Niagara's regional government has signed a new workplace health and safety charter meant to eliminate serious and fatal workplace injuries, after hearing such injuries are costing the regional government -- and businesses in Niagara -- millions of dollars each year.
In a presentation to regional councillors Sept. 25, Steven Mahoney, chair of the Workplace Safety and Insurance Board (WSIB) of Ontario, said workplace injuries are a severe economic drain.
He also said there's simply no reason for those injuries to be happening in a province as advanced as Ontario.
Mahoney cited figures showing there were 2,136 lost-time workplace injuries at Niagara companies in 2006, leading to a loss of $229 million in productivity.
Those injuries aren't limited to the private sector. The region, which has a varied workforce ranging from nurses who can injure their backs moving bed-ridden long-term care home residents to public works staff who can be maimed by machinery, was billed by the WSIB for more than $2 million last year for injured worker rehabilitation services, said Mahoney.
"We want you to pay us less," he said.
Mahoney said that while lost-time injuries in Ontario have been reduced by 27 per cent since 1999, the number of fatalities in workplaces has remained the same at about 100 per year.

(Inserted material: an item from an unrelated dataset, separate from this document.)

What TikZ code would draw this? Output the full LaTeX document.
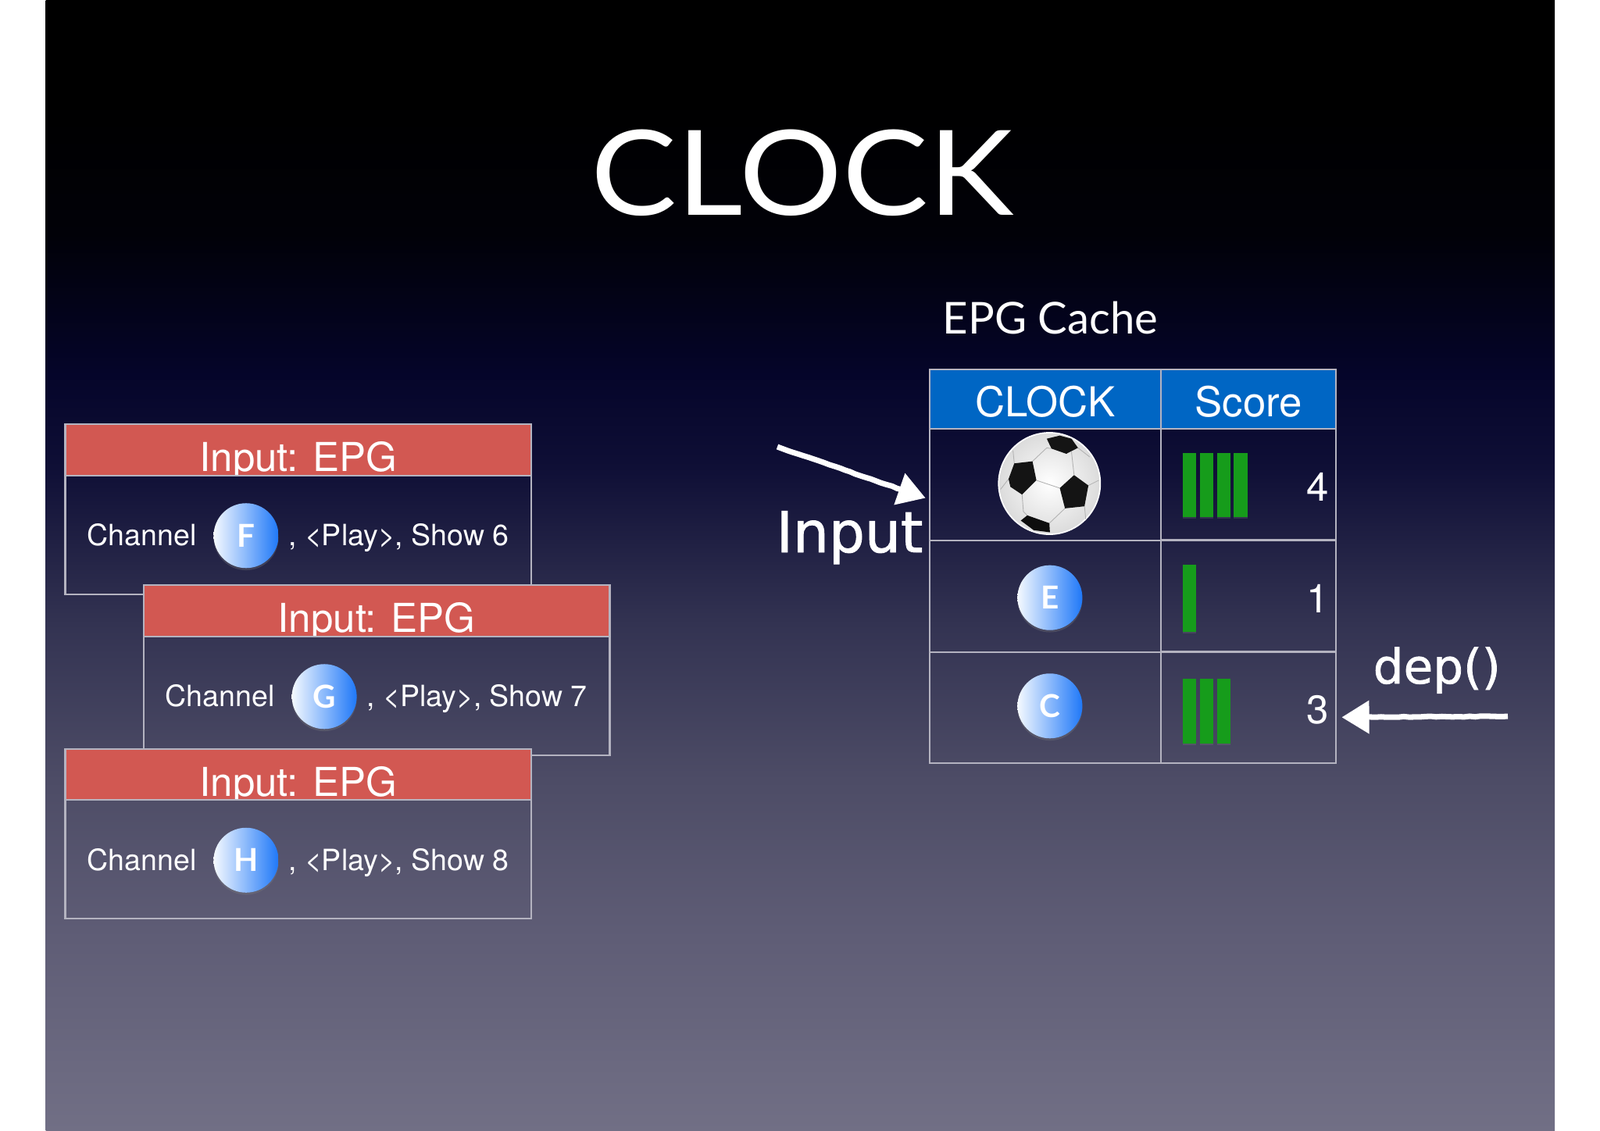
\documentclass[tikz,border=0pt]{standalone}
\usepackage{fontspec}
\usepackage{tikz}
\usetikzlibrary{arrows.meta,calc,shadows,decorations.pathmorphing}
\setmainfont{TeX Gyre Heros}
\newfontfamily\gillfont{Lato}
\newfontfamily\chalkfont[FakeBold=1.2]{DejaVu Sans}
\definecolor{rulegrey}{HTML}{B4B3C0}
\definecolor{hdrred}{HTML}{D25852}
\definecolor{hdrblue}{HTML}{0066C4}
\definecolor{bargreen}{HTML}{169C1B}
\definecolor{bubbleblue}{HTML}{1F78F8}
\definecolor{bubblemid}{HTML}{7DB4F8}
\definecolor{panelA}{HTML}{000000}
\definecolor{panelB}{HTML}{010108}
\definecolor{panelC}{HTML}{05052A}
\definecolor{panelD}{HTML}{0F0F36}
\definecolor{panelE}{HTML}{333352}
\definecolor{panelF}{HTML}{4D4C66}
\definecolor{panelG}{HTML}{5F5D76}
\definecolor{panelH}{HTML}{716F85}
\pgfdeclareverticalshading{slidebackdrop}{100bp}{
	color(0bp)=(panelH); color(25bp)=(panelH); color(33.5bp)=(panelG); color(40.5bp)=(panelF);
	color(47.4bp)=(panelE); color(54.3bp)=(panelD); color(58.4bp)=(panelC); color(64.6bp)=(panelB);
	color(70.5bp)=(panelA); color(100bp)=(panelA)}
\tikzset{
	boxline/.style={draw=rulegrey, line width=0.6pt, outer sep=0pt, inner sep=0pt},
	hdr/.style={boxline, fill=hdrred, anchor=north west, minimum width=5.965cm, minimum height=0.655cm},
	body/.style={boxline, anchor=north west, minimum width=5.965cm, minimum height=1.52cm},
	bubble/.style={circle, inner sep=0pt, minimum size=0.83cm, left color=white!92!bubblemid, middle color=bubblemid, right color=bubbleblue, text=white, font=\gillfont\bfseries\fontsize{11.5}{13}\selectfont, drop shadow={shadow xshift=0pt, shadow yshift=-0.8pt, opacity=0.3}},
	big/.style={text=white, inner sep=0pt, font=\fontsize{14.5}{17}\selectfont},
	headtext/.style={text=white, inner sep=0pt, anchor=base, font=\fontsize{15}{18}\selectfont},
	small/.style={text=white, inner sep=0pt, font=\fontsize{10.67}{13}\selectfont},
	cell/.style={boxline, anchor=north west},
	bar/.style={fill=bargreen, inner sep=0pt, anchor=north west, minimum width=0.175cm, drop shadow={shadow xshift=0pt, shadow yshift=-0.6pt, opacity=0.25}},
	chalk/.style={white, line width=2pt, -{Triangle[length=10pt, width=11.7pt]}, decorate, decoration={random steps, segment length=2pt, amplitude=0.15pt, post length=4pt}},
	chalktext/.style={text=white, inner sep=0pt, anchor=base west, font=\chalkfont}
}
\begin{document}
\begin{tikzpicture}[x=0.01cm, y=-0.01cm]
	\useasboundingbox (0,0) rectangle (2048,1447);
	\fill[white] (0,0) rectangle (2048,1447);
	\shade[shading=slidebackdrop] (58.5,0) rectangle (1990,1447);
	\node[text=white, inner sep=0pt, anchor=base, xscale=1.09, font=\gillfont\fontsize{43}{50}\selectfont] (title) at (1027,275) {CLOCK};
	\node[text=white, inner sep=0pt, anchor=base west, font=\gillfont\fontsize{16}{19}\selectfont] (cachetitle) at (1206,427) {EPG Cache};

	\foreach \n/\x/\y/\c/\s in {1/83.5/543.2/F/6, 2/183.6/749.2/G/7, 3/83.5/958.7/H/8} {
		\node[hdr] (hdr\n) at (\x,\y) {};
		\begin{scope}
			\clip (hdr\n.north west) rectangle (hdr\n.south east);
			\node[big, anchor=base] (hdrtext\n) at ($(hdr\n.south)+(0,-5)$) {Input: EPG};
		\end{scope}
		\node[body] (body\n) at (hdr\n.south west) {};
		\node[small, anchor=base west] (channel\n) at ($(body\n.north west)+(27.5,90)$) {Channel};
		\node[bubble] (bubble\n) at ($(body\n.north west)+(231.5,77)$) {\c};
		\node[small, anchor=base west] (show\n) at ($(body\n.north west)+(285,90)$) {, <Play>, Show \s};
	}

	\node[cell, fill=hdrblue, minimum width=2.96cm, minimum height=0.764cm] (headclock) at (1189.6,472.6) {};
	\node[cell, fill=hdrblue, minimum width=2.245cm, minimum height=0.764cm] (headscore) at (headclock.north east) {};
	\node[headtext] (clocktext) at ($(headclock.south)+(0,-16)$) {CLOCK};
	\node[headtext] (scoretext) at ($(headscore.south)+(0,-16)$) {Score};
	\node[cell, minimum width=2.96cm, minimum height=1.43cm] (clock1) at (headclock.south west) {};
	\node[cell, minimum width=2.96cm, minimum height=1.43cm] (clock2) at (clock1.south west) {};
	\node[cell, minimum width=2.96cm, minimum height=1.42cm] (clock3) at (clock2.south west) {};
	\foreach \r/\k/\t/\h/\v in {1/4/30/0.82cm/92.6, 2/1/30.5/0.855cm/92.5, 3/3/33/0.826cm/91.5} {
		\node[cell, minimum width=2.245cm, minimum height=1.42cm] (score\r) at (clock\r.north east) {};
		\foreach \i in {1,...,\k} \node[bar, minimum height=\h] (bar\r\i) at ($(score\r.north west)+({27.3+(\i-1)*21.9},\t)$) {};
		\node[big, anchor=base] (count\r) at ($(score\r.north east)+(-24,\v)$) {\k};
	}
	\node[bubble] (rowE) at ($(clock2.center)+(6.2,1.5)$) {E};
	\node[bubble] (rowC) at ($(clock3.center)+(6.2,-2.5)$) {C};

	\node[circle, draw=white, line width=0.5pt, inner sep=0pt, minimum size=1.3cm, inner color=white, outer color=black!14] (ball) at (1343.3,619) {};
	\begin{scope}[shift={(1260,545)}, x=0.00333cm, y=-0.00333cm]
		\draw[black!30, line width=0.25pt] (185,137) -- (240,85) -- (258,88) (335,100) -- (345,190) (290,240) -- (200,210) (145,265) -- (150,330) -- (165,345) (310,318) -- (250,375) (385,310) -- (390,360) (400,230) -- (440,210) (93,205) -- (62,245) (115,145) -- (110,95) (360,85) -- (405,120);
		\fill[black!92] (240,50) -- (290,38) -- (335,50) -- (360,85) -- (315,108) -- (258,88) -- cycle;
		\fill[black!92] (115,145) -- (185,137) -- (200,210) -- (145,265) -- (100,235) -- (93,205) -- cycle;
		\fill[black!92] (345,190) -- (400,230) -- (385,310) -- (310,318) -- (290,240) -- cycle;
		\fill[black!95] (140,365) -- (165,345) -- (250,375) -- (252,410) -- (190,402) -- cycle;
	\end{scope}

	\node[chalktext, font=\chalkfont\fontsize{20.6}{24}\selectfont] (inputtext) at (993,707) {Input};
	\node[chalktext, font=\chalkfont\fontsize{17.4}{21}\selectfont] (deptext) at (1757,875) {dep()};
	\coordinate (inputtail) at (995,572);
	\coordinate (deptail) at (1930,917);
	\draw[chalk] (inputtail) -- ($(clock1.north west)+(-5,88.5)$);
	\draw[chalk] (deptail) -- ($(score3.south east)+(7,-59)$);
\end{tikzpicture}
\end{document}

Among those, about 10 young people working part-time or in summer jobs die each year in workplace accidents, he said.
Overall, 347,000 workplace injuries last year were a $215-billion drain on the Ontario economy, he said.
"These numbers in a province like Ontario are simply intolerable," he said.
"Every incident that causes an injury or takes a life is preventable."
The WSIB recently launched a high-profile campaign, using radio and TV ads, to combat the problem. Mahoney played a video of one such commercial, in which a woman working in a restaurant kitchen casually says she has a social function planned for the next day, but won't be making it because she's about to be horribly burned by flaming oil from the stove.
She then spills the oil and is shown on the ground covered in third-degree burns.
Mahoney said the commercials are designed for "shocking people out of their complacency" on workplace safety.
By signing the charter, the region agrees to become a leader in promoting safe workplaces, he said.
St. Catharines Coun. Tim Rigby, who was acting as regional chair, signed the charter. It was an emotional moment for Rigby, who recently lost a son in a tragic workplace accident.
"I fee very privileged to be able to sign this document," he said.